:: Required work ::
Repeat the full listing below verbatim and keep the images out.

## begin

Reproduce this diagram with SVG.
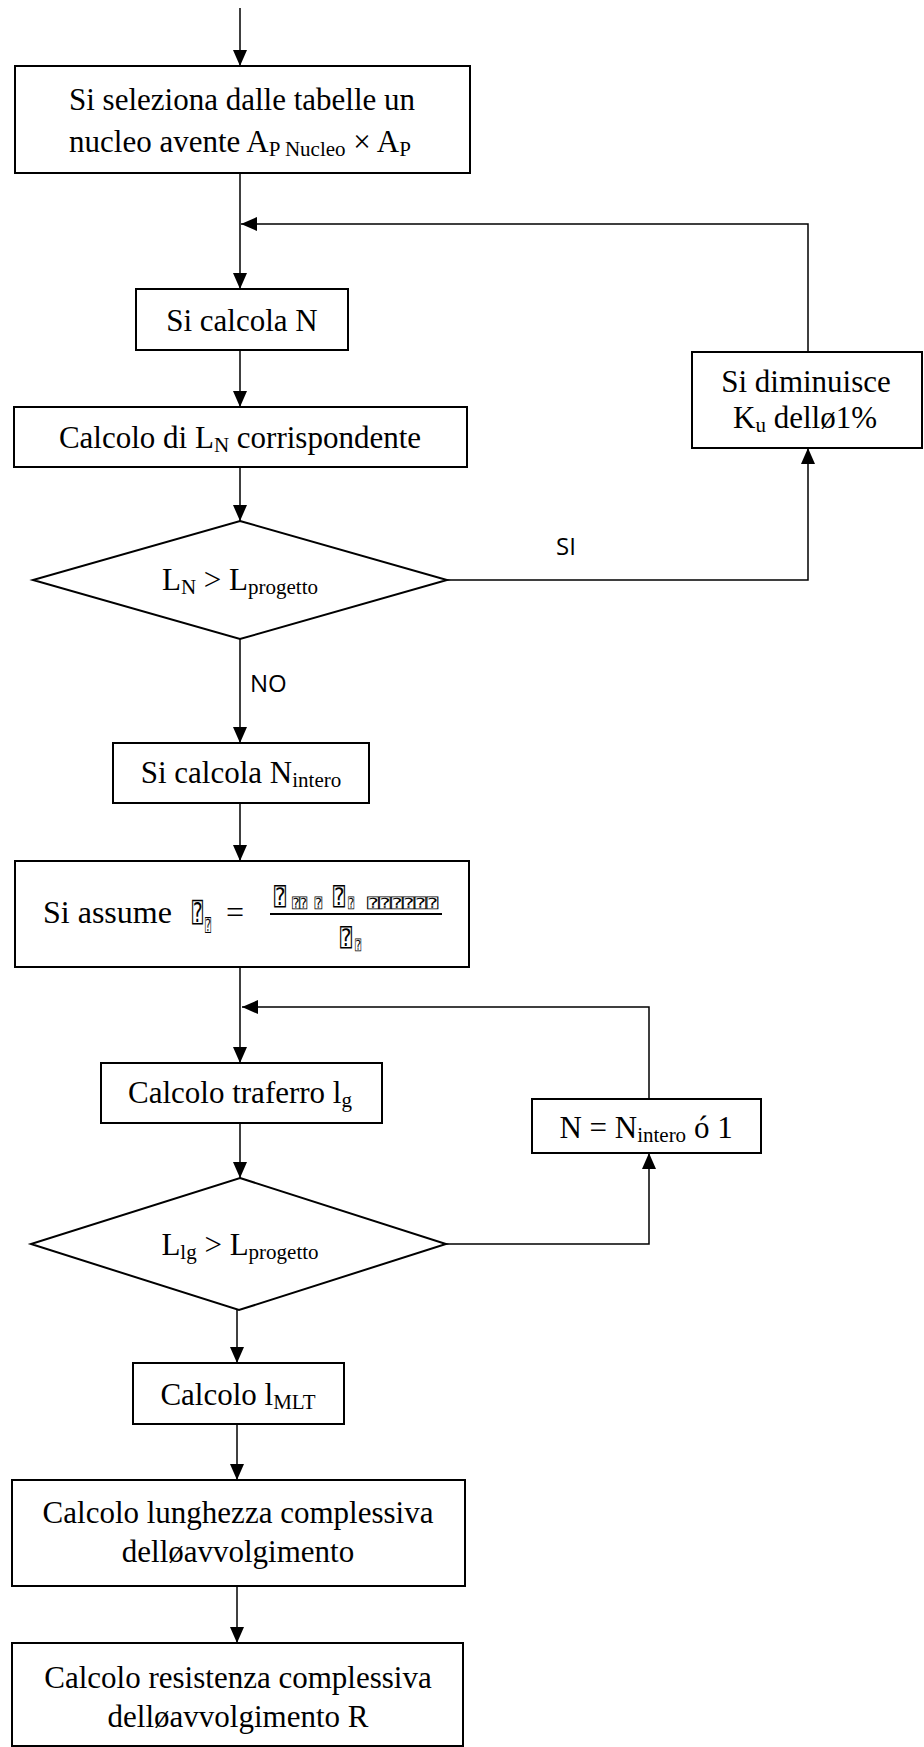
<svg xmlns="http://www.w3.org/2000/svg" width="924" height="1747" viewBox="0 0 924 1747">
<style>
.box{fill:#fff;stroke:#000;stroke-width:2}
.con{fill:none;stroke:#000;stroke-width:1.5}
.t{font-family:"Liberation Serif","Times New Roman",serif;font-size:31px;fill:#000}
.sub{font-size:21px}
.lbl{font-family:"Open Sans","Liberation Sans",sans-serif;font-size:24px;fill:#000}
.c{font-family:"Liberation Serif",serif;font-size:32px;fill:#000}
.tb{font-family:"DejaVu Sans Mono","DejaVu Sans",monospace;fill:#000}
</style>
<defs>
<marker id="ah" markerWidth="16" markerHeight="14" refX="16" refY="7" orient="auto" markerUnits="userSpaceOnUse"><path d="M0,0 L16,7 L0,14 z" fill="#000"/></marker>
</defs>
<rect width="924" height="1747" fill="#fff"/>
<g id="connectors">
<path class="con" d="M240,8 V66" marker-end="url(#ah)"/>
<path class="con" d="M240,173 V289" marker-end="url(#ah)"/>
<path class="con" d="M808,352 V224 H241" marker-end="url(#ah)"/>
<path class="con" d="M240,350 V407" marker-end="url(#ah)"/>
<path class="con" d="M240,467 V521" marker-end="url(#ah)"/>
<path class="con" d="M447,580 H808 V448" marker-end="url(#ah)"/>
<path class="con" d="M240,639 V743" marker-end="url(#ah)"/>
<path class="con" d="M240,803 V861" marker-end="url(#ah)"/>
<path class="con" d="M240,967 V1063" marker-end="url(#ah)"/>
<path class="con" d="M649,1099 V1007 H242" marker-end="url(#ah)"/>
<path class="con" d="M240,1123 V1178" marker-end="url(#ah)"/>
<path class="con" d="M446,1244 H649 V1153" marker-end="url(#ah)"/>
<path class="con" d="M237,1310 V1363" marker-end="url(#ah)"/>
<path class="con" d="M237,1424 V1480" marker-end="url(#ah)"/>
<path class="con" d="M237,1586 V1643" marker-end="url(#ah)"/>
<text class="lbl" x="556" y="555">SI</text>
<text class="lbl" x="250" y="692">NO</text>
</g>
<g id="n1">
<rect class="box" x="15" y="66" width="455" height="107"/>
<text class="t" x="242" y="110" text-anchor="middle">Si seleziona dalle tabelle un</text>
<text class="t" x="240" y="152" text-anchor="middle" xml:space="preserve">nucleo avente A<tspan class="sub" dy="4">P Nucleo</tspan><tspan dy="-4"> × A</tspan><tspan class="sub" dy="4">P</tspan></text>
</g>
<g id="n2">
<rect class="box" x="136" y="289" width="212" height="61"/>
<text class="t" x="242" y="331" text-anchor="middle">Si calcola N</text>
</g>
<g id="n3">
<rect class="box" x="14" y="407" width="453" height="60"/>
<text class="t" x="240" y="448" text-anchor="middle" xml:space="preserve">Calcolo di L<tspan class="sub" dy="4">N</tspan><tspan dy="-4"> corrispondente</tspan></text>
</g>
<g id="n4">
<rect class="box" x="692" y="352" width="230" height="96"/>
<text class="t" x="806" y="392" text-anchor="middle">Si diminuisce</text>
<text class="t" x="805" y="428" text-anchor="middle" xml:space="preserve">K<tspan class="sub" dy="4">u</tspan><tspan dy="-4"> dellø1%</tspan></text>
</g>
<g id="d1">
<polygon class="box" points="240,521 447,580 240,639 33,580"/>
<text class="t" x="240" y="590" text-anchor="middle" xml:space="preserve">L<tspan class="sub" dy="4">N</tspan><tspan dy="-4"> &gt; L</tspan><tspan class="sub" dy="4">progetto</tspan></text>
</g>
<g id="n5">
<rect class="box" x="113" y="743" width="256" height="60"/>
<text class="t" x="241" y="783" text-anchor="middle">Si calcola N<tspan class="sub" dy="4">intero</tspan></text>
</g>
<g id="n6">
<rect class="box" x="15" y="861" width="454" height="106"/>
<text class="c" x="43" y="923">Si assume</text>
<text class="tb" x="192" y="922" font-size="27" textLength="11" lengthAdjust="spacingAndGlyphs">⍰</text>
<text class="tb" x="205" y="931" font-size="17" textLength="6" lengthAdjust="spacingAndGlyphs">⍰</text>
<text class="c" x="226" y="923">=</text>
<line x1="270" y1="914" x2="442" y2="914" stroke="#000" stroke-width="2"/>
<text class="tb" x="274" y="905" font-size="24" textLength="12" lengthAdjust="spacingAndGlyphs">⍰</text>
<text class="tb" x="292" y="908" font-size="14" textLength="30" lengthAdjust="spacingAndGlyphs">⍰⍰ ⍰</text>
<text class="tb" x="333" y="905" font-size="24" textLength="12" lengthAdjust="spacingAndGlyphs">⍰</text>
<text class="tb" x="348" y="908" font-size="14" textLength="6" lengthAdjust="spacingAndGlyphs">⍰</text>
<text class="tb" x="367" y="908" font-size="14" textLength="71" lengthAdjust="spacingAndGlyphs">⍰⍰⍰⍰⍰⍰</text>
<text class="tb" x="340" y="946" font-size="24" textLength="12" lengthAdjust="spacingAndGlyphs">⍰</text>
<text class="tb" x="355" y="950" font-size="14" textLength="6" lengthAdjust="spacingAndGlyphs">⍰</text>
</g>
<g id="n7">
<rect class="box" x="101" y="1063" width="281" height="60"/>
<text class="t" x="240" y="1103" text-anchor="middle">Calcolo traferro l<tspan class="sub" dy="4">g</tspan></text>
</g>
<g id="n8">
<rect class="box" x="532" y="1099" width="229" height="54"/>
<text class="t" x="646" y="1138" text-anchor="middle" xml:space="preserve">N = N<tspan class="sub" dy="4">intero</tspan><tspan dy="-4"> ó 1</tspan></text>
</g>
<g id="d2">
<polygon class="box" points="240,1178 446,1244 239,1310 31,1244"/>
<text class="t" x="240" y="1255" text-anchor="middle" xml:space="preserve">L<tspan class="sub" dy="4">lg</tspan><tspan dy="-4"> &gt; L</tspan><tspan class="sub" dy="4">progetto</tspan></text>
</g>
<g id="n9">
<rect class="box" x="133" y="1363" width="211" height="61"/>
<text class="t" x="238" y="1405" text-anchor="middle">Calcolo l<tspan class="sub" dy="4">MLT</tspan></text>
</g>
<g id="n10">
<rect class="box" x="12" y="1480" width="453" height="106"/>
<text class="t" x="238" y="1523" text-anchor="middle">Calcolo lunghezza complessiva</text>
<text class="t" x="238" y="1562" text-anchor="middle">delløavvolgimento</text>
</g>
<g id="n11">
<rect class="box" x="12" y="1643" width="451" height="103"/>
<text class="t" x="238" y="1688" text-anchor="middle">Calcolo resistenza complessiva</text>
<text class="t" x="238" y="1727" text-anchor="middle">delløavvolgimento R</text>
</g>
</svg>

## end

:: Worked answer ::
Reproduce this diagram with SVG.
<svg xmlns="http://www.w3.org/2000/svg" width="924" height="1747" viewBox="0 0 924 1747">
<style>
.box{fill:#fff;stroke:#000;stroke-width:2}
.con{fill:none;stroke:#000;stroke-width:1.5}
.t{font-family:"Liberation Serif","Times New Roman",serif;font-size:31px;fill:#000}
.sub{font-size:21px}
.lbl{font-family:"Open Sans","Liberation Sans",sans-serif;font-size:24px;fill:#000}
.c{font-family:"Liberation Serif",serif;font-size:32px;fill:#000}
.tb{font-family:"DejaVu Sans Mono","DejaVu Sans",monospace;fill:#000}
</style>
<defs>
<marker id="ah" markerWidth="16" markerHeight="14" refX="16" refY="7" orient="auto" markerUnits="userSpaceOnUse"><path d="M0,0 L16,7 L0,14 z" fill="#000"/></marker>
</defs>
<rect width="924" height="1747" fill="#fff"/>
<g id="connectors">
<path class="con" d="M240,8 V66" marker-end="url(#ah)"/>
<path class="con" d="M240,173 V289" marker-end="url(#ah)"/>
<path class="con" d="M808,352 V224 H241" marker-end="url(#ah)"/>
<path class="con" d="M240,350 V407" marker-end="url(#ah)"/>
<path class="con" d="M240,467 V521" marker-end="url(#ah)"/>
<path class="con" d="M447,580 H808 V448" marker-end="url(#ah)"/>
<path class="con" d="M240,639 V743" marker-end="url(#ah)"/>
<path class="con" d="M240,803 V861" marker-end="url(#ah)"/>
<path class="con" d="M240,967 V1063" marker-end="url(#ah)"/>
<path class="con" d="M649,1099 V1007 H242" marker-end="url(#ah)"/>
<path class="con" d="M240,1123 V1178" marker-end="url(#ah)"/>
<path class="con" d="M446,1244 H649 V1153" marker-end="url(#ah)"/>
<path class="con" d="M237,1310 V1363" marker-end="url(#ah)"/>
<path class="con" d="M237,1424 V1480" marker-end="url(#ah)"/>
<path class="con" d="M237,1586 V1643" marker-end="url(#ah)"/>
<text class="lbl" x="556" y="555">SI</text>
<text class="lbl" x="250" y="692">NO</text>
</g>
<g id="n1">
<rect class="box" x="15" y="66" width="455" height="107"/>
<text class="t" x="242" y="110" text-anchor="middle">Si seleziona dalle tabelle un</text>
<text class="t" x="240" y="152" text-anchor="middle" xml:space="preserve">nucleo avente A<tspan class="sub" dy="4">P Nucleo</tspan><tspan dy="-4"> × A</tspan><tspan class="sub" dy="4">P</tspan></text>
</g>
<g id="n2">
<rect class="box" x="136" y="289" width="212" height="61"/>
<text class="t" x="242" y="331" text-anchor="middle">Si calcola N</text>
</g>
<g id="n3">
<rect class="box" x="14" y="407" width="453" height="60"/>
<text class="t" x="240" y="448" text-anchor="middle" xml:space="preserve">Calcolo di L<tspan class="sub" dy="4">N</tspan><tspan dy="-4"> corrispondente</tspan></text>
</g>
<g id="n4">
<rect class="box" x="692" y="352" width="230" height="96"/>
<text class="t" x="806" y="392" text-anchor="middle">Si diminuisce</text>
<text class="t" x="805" y="428" text-anchor="middle" xml:space="preserve">K<tspan class="sub" dy="4">u</tspan><tspan dy="-4"> dellø1%</tspan></text>
</g>
<g id="d1">
<polygon class="box" points="240,521 447,580 240,639 33,580"/>
<text class="t" x="240" y="590" text-anchor="middle" xml:space="preserve">L<tspan class="sub" dy="4">N</tspan><tspan dy="-4"> &gt; L</tspan><tspan class="sub" dy="4">progetto</tspan></text>
</g>
<g id="n5">
<rect class="box" x="113" y="743" width="256" height="60"/>
<text class="t" x="241" y="783" text-anchor="middle">Si calcola N<tspan class="sub" dy="4">intero</tspan></text>
</g>
<g id="n6">
<rect class="box" x="15" y="861" width="454" height="106"/>
<text class="c" x="43" y="923">Si assume</text>
<text class="tb" x="192" y="922" font-size="27" textLength="11" lengthAdjust="spacingAndGlyphs">⍰</text>
<text class="tb" x="205" y="931" font-size="17" textLength="6" lengthAdjust="spacingAndGlyphs">⍰</text>
<text class="c" x="226" y="923">=</text>
<line x1="270" y1="914" x2="442" y2="914" stroke="#000" stroke-width="2"/>
<text class="tb" x="274" y="905" font-size="24" textLength="12" lengthAdjust="spacingAndGlyphs">⍰</text>
<text class="tb" x="292" y="908" font-size="14" textLength="30" lengthAdjust="spacingAndGlyphs">⍰⍰ ⍰</text>
<text class="tb" x="333" y="905" font-size="24" textLength="12" lengthAdjust="spacingAndGlyphs">⍰</text>
<text class="tb" x="348" y="908" font-size="14" textLength="6" lengthAdjust="spacingAndGlyphs">⍰</text>
<text class="tb" x="367" y="908" font-size="14" textLength="71" lengthAdjust="spacingAndGlyphs">⍰⍰⍰⍰⍰⍰</text>
<text class="tb" x="340" y="946" font-size="24" textLength="12" lengthAdjust="spacingAndGlyphs">⍰</text>
<text class="tb" x="355" y="950" font-size="14" textLength="6" lengthAdjust="spacingAndGlyphs">⍰</text>
</g>
<g id="n7">
<rect class="box" x="101" y="1063" width="281" height="60"/>
<text class="t" x="240" y="1103" text-anchor="middle">Calcolo traferro l<tspan class="sub" dy="4">g</tspan></text>
</g>
<g id="n8">
<rect class="box" x="532" y="1099" width="229" height="54"/>
<text class="t" x="646" y="1138" text-anchor="middle" xml:space="preserve">N = N<tspan class="sub" dy="4">intero</tspan><tspan dy="-4"> ó 1</tspan></text>
</g>
<g id="d2">
<polygon class="box" points="240,1178 446,1244 239,1310 31,1244"/>
<text class="t" x="240" y="1255" text-anchor="middle" xml:space="preserve">L<tspan class="sub" dy="4">lg</tspan><tspan dy="-4"> &gt; L</tspan><tspan class="sub" dy="4">progetto</tspan></text>
</g>
<g id="n9">
<rect class="box" x="133" y="1363" width="211" height="61"/>
<text class="t" x="238" y="1405" text-anchor="middle">Calcolo l<tspan class="sub" dy="4">MLT</tspan></text>
</g>
<g id="n10">
<rect class="box" x="12" y="1480" width="453" height="106"/>
<text class="t" x="238" y="1523" text-anchor="middle">Calcolo lunghezza complessiva</text>
<text class="t" x="238" y="1562" text-anchor="middle">delløavvolgimento</text>
</g>
<g id="n11">
<rect class="box" x="12" y="1643" width="451" height="103"/>
<text class="t" x="238" y="1688" text-anchor="middle">Calcolo resistenza complessiva</text>
<text class="t" x="238" y="1727" text-anchor="middle">delløavvolgimento R</text>
</g>
</svg>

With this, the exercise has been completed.